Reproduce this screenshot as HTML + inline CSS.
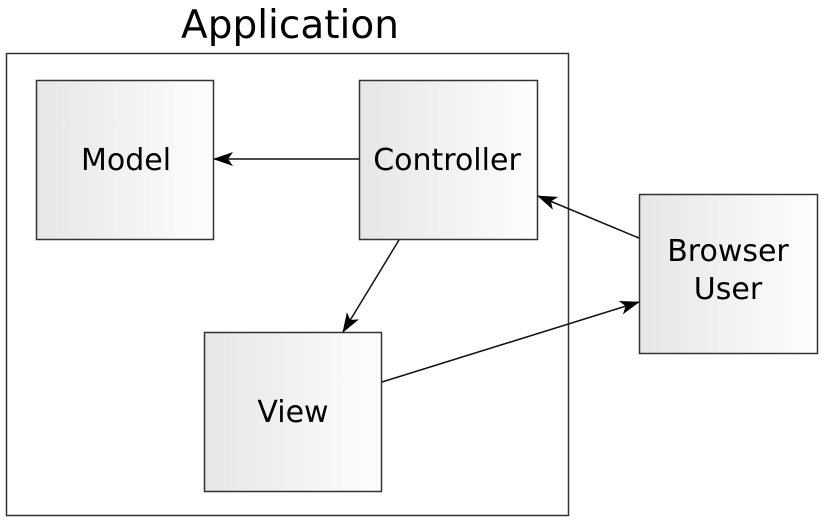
<!DOCTYPE html>
<html><head><style>body{margin:0;background:#fff}svg{display:block}</style></head>
<body>
<svg width="828" height="523" xmlns="http://www.w3.org/2000/svg" font-family="DejaVu Sans, Liberation Sans, sans-serif">
<defs>
<linearGradient id="g" x1="0" x2="1" y1="0" y2="0"><stop offset="0" stop-color="#e6e6e6"/><stop offset="1" stop-color="#fefefe"/></linearGradient>
<marker id="a" viewBox="0 0 20 14" refX="19" refY="7" markerWidth="20" markerHeight="14" markerUnits="userSpaceOnUse" orient="auto"><path d="M0,0 L20,7 L0,14 L5,7 Z" fill="#000"/></marker>
</defs>
<text x="290" y="38" font-size="39" text-anchor="middle" fill="#000">Application</text>
<rect x="6.5" y="53.5" width="562" height="462" fill="none" stroke="#333" stroke-width="1.5"/>
<g stroke="#333" stroke-width="1.5" fill="url(#g)">
<rect x="36.5" y="80.5" width="177" height="159"/>
<rect x="359.5" y="80.5" width="178" height="159"/>
<rect x="204.5" y="332.5" width="177" height="159"/>
<rect x="639.5" y="194.5" width="178" height="159"/>
</g>
<g stroke="#111" stroke-width="1.5" fill="none" marker-end="url(#a)">
<line x1="359" y1="159" x2="214" y2="159"/>
<line x1="399" y1="240" x2="343" y2="332"/>
<line x1="639" y1="238" x2="538" y2="196"/>
<line x1="382" y1="382" x2="639" y2="302"/>
</g>
<g font-size="30" text-anchor="middle" fill="#000">
<text x="126" y="170">Model</text>
<text x="447" y="170">Controller</text>
<text x="293" y="422">View</text>
<text x="728" y="261">Browser</text>
<text x="728" y="299">User</text>
</g>
</svg>
</body></html>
────────
### The request
Please write out all the data again word for word, but not the pictures.

### Finished answer
Reproduce this screenshot as HTML + inline CSS.
<!DOCTYPE html>
<html><head><style>body{margin:0;background:#fff}svg{display:block}</style></head>
<body>
<svg width="828" height="523" xmlns="http://www.w3.org/2000/svg" font-family="DejaVu Sans, Liberation Sans, sans-serif">
<defs>
<linearGradient id="g" x1="0" x2="1" y1="0" y2="0"><stop offset="0" stop-color="#e6e6e6"/><stop offset="1" stop-color="#fefefe"/></linearGradient>
<marker id="a" viewBox="0 0 20 14" refX="19" refY="7" markerWidth="20" markerHeight="14" markerUnits="userSpaceOnUse" orient="auto"><path d="M0,0 L20,7 L0,14 L5,7 Z" fill="#000"/></marker>
</defs>
<text x="290" y="38" font-size="39" text-anchor="middle" fill="#000">Application</text>
<rect x="6.5" y="53.5" width="562" height="462" fill="none" stroke="#333" stroke-width="1.5"/>
<g stroke="#333" stroke-width="1.5" fill="url(#g)">
<rect x="36.5" y="80.5" width="177" height="159"/>
<rect x="359.5" y="80.5" width="178" height="159"/>
<rect x="204.5" y="332.5" width="177" height="159"/>
<rect x="639.5" y="194.5" width="178" height="159"/>
</g>
<g stroke="#111" stroke-width="1.5" fill="none" marker-end="url(#a)">
<line x1="359" y1="159" x2="214" y2="159"/>
<line x1="399" y1="240" x2="343" y2="332"/>
<line x1="639" y1="238" x2="538" y2="196"/>
<line x1="382" y1="382" x2="639" y2="302"/>
</g>
<g font-size="30" text-anchor="middle" fill="#000">
<text x="126" y="170">Model</text>
<text x="447" y="170">Controller</text>
<text x="293" y="422">View</text>
<text x="728" y="261">Browser</text>
<text x="728" y="299">User</text>
</g>
</svg>
</body></html>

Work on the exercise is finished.